#### [Exercise objective]
Print nothing but the lines from the start of the listing below through the line that contains "plt.rcParams['mathtext.default'] = 'regular'". Do not include the pictures.
+ + + +
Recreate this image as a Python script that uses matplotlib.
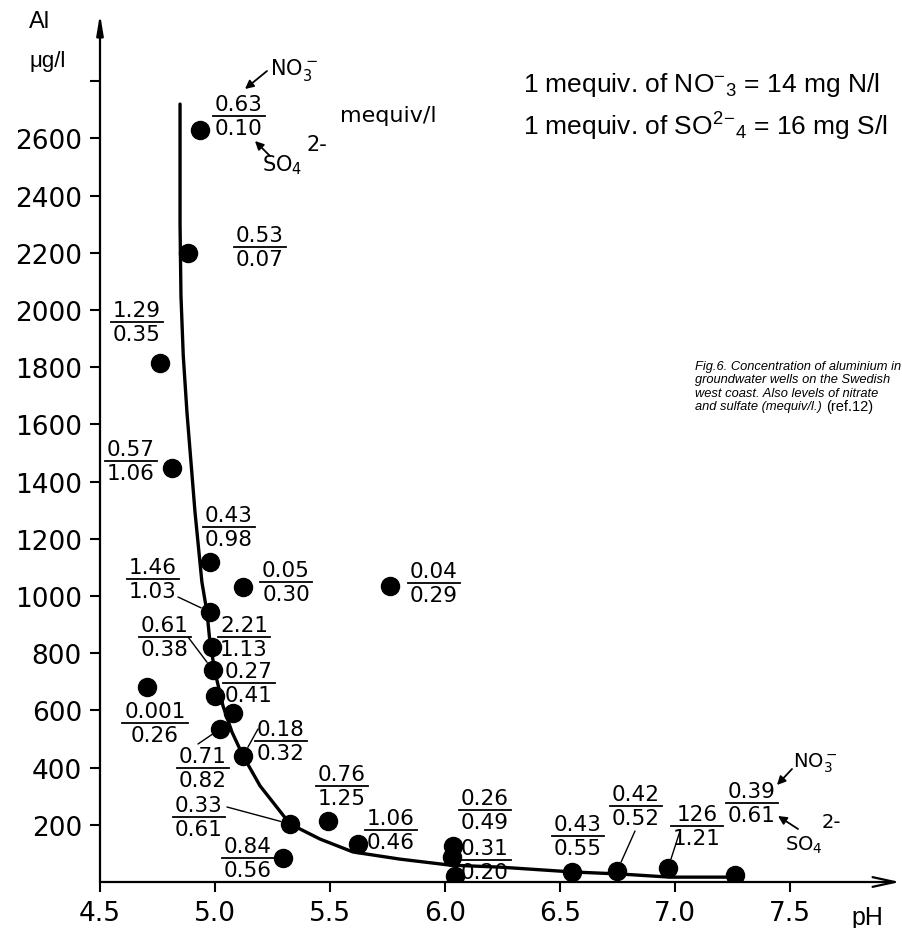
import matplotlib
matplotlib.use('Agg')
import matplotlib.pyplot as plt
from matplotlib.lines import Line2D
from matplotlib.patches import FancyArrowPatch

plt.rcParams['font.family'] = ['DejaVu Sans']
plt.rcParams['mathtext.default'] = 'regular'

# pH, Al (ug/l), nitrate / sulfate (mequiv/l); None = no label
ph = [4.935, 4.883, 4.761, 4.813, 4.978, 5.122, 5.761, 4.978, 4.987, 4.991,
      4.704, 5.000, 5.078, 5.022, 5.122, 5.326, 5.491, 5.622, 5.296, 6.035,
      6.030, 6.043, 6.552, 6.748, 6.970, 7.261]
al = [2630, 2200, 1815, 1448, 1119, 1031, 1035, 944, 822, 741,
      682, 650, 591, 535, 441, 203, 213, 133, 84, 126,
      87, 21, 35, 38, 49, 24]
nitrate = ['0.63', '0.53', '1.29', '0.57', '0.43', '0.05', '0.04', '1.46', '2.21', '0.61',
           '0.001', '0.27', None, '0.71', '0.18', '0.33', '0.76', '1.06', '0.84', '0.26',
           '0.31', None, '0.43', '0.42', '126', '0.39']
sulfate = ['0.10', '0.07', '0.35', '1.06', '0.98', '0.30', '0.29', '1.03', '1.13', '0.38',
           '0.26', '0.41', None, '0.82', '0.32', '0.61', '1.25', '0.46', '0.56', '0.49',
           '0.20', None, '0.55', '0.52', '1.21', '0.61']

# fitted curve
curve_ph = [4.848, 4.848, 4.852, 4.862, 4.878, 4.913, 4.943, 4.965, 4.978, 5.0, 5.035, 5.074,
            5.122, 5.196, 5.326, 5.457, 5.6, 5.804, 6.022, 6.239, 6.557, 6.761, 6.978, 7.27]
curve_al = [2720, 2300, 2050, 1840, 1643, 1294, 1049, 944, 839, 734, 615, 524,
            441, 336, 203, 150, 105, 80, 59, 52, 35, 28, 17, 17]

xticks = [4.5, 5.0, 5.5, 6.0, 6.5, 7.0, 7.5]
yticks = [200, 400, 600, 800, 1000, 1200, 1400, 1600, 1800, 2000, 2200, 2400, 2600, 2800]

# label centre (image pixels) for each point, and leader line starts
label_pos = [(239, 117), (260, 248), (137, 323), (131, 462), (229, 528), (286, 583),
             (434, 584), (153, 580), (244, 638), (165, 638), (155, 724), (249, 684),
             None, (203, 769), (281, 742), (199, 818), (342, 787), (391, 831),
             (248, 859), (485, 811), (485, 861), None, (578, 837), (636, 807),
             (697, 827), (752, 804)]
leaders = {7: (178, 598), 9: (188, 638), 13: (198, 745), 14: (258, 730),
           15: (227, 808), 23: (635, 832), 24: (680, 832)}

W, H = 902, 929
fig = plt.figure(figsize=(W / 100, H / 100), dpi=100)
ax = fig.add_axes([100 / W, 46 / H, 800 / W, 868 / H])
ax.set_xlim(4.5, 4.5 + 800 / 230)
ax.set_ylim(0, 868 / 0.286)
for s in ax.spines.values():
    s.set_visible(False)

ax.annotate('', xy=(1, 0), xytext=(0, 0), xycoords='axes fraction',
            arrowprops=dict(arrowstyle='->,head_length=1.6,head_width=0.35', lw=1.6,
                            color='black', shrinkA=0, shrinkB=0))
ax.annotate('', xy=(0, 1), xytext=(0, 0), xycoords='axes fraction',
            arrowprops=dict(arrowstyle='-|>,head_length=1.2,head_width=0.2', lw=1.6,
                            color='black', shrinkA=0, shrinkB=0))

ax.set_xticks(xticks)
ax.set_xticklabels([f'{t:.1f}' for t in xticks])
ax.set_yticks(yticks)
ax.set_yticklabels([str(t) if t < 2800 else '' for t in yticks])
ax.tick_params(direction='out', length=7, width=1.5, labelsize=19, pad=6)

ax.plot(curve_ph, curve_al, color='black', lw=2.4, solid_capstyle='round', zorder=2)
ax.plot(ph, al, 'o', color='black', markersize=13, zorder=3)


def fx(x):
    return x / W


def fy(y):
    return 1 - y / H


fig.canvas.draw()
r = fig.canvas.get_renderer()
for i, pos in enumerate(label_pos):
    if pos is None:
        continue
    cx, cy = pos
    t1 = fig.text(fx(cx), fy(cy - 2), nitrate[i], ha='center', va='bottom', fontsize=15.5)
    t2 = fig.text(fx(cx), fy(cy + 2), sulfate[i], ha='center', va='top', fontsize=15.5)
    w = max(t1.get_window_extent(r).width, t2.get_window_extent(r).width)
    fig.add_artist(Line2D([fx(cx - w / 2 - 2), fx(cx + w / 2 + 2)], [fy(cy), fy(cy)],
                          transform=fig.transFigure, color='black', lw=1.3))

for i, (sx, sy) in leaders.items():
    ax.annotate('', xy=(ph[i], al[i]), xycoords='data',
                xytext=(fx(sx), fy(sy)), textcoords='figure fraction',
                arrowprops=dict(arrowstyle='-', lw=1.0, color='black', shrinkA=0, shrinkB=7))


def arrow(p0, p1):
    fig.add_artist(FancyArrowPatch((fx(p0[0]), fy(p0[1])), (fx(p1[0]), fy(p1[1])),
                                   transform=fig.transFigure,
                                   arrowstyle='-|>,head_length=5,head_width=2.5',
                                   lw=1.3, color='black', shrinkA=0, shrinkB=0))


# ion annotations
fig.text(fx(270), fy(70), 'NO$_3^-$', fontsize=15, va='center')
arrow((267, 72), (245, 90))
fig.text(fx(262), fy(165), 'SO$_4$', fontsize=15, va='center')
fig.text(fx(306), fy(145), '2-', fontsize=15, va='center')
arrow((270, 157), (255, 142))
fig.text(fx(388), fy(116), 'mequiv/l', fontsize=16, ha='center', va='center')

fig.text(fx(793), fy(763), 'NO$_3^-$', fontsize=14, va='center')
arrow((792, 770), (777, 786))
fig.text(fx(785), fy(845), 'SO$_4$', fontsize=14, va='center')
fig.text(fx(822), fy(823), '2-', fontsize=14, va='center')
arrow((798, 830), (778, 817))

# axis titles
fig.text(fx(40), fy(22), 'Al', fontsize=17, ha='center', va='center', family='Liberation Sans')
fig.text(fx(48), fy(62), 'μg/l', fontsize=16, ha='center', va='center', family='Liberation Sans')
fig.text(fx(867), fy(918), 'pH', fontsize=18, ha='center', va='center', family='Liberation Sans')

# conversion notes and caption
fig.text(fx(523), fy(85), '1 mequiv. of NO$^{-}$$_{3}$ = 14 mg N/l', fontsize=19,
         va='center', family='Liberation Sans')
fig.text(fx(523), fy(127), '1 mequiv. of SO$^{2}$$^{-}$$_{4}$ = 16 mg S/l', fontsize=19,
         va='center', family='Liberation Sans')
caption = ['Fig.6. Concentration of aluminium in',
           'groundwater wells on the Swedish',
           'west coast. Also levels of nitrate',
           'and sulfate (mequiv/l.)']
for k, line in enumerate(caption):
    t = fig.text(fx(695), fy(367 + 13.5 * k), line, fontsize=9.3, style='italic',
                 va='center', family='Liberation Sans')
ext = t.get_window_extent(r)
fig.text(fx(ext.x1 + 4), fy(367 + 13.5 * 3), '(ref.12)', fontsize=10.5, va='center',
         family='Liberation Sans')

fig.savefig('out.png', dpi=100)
+ + + +
#### [Answer for this exercise]
Recreate this image as a Python script that uses matplotlib.
import matplotlib
matplotlib.use('Agg')
import matplotlib.pyplot as plt
from matplotlib.lines import Line2D
from matplotlib.patches import FancyArrowPatch

plt.rcParams['font.family'] = ['DejaVu Sans']
plt.rcParams['mathtext.default'] = 'regular'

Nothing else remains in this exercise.